Auch als Theater-Unternehmer sind Sie erfolgreich. Wie sehen Sie das deutsche Stadttheater?
Hallervorden: Mehrspartenbühnen lassen sich mit meinem Berliner Theaterchen weder vom künstlerischen noch vom technischen oder Personalaufwand vergleichen. Das Anhaltische Theater etwa hat neben der Unterhaltung einen kulturellen Bildungsauftrag, der für die gesamte Region nicht hoch genug einzuschätzen ist. Hätten jedoch Vorschriften der Berufsgenossenschaft und gewerkschaftliche Belange kein solches Übergewicht, könnten sicher Kommunikationswege verkürzt und die künstlerische Ausbeute gesteigert werden.

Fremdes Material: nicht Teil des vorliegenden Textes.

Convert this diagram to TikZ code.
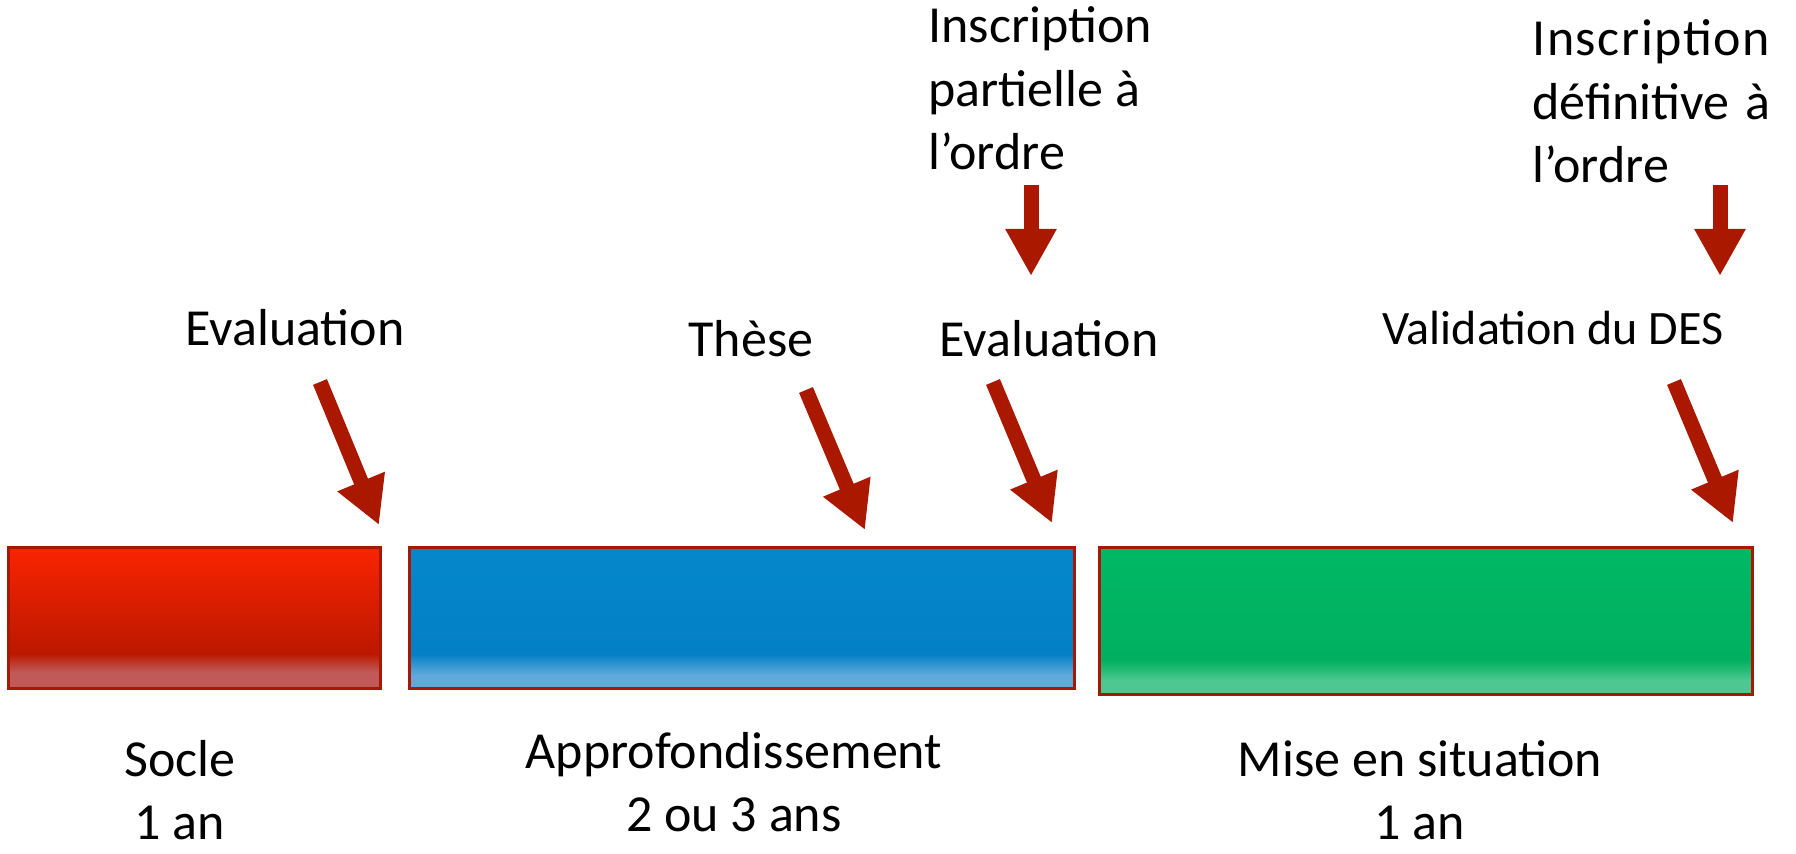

Privattheater kommen - selbst wenn man die unterschiedliche Beanspruchung berücksichtigt - mit deutlich weniger Bürokratie aus. Jeder Einzelne, der in einem subventionierten Theater arbeitet, sollte sich bewusst sein, dass seine Anstellung zu 95 Prozent aus Steuergeldern resultiert. Eigeninitiative, Motivation, eine gesunde Besessenheit sind Fundament einer kreativen Arbeit und wiegen im Endeffekt schwerer als eine noch so schöne Arbeitszeitregelung.
Was heißt das konkret?
Hallervorden: Wenn man Erfolg will, darf man nicht ungeduldig auf ihn warten, man muss ihm entgegengehen! Und zwar ohne dass Instanzen in ein Räderwerk eingreifen, von dessen sensiblem Zusammenspiel sie keinen blassen Schimmer haben .. Ich bin ja nun - weiß Gott! - nicht als "Rechter" verschrieen, und deshalb möchte ich es mal ganz unverblümt sagen: Für mich hat eine Gewerkschaft im Theaterbetrieb so viel zu suchen wie 'ne Kuh im Karajan-Konzert.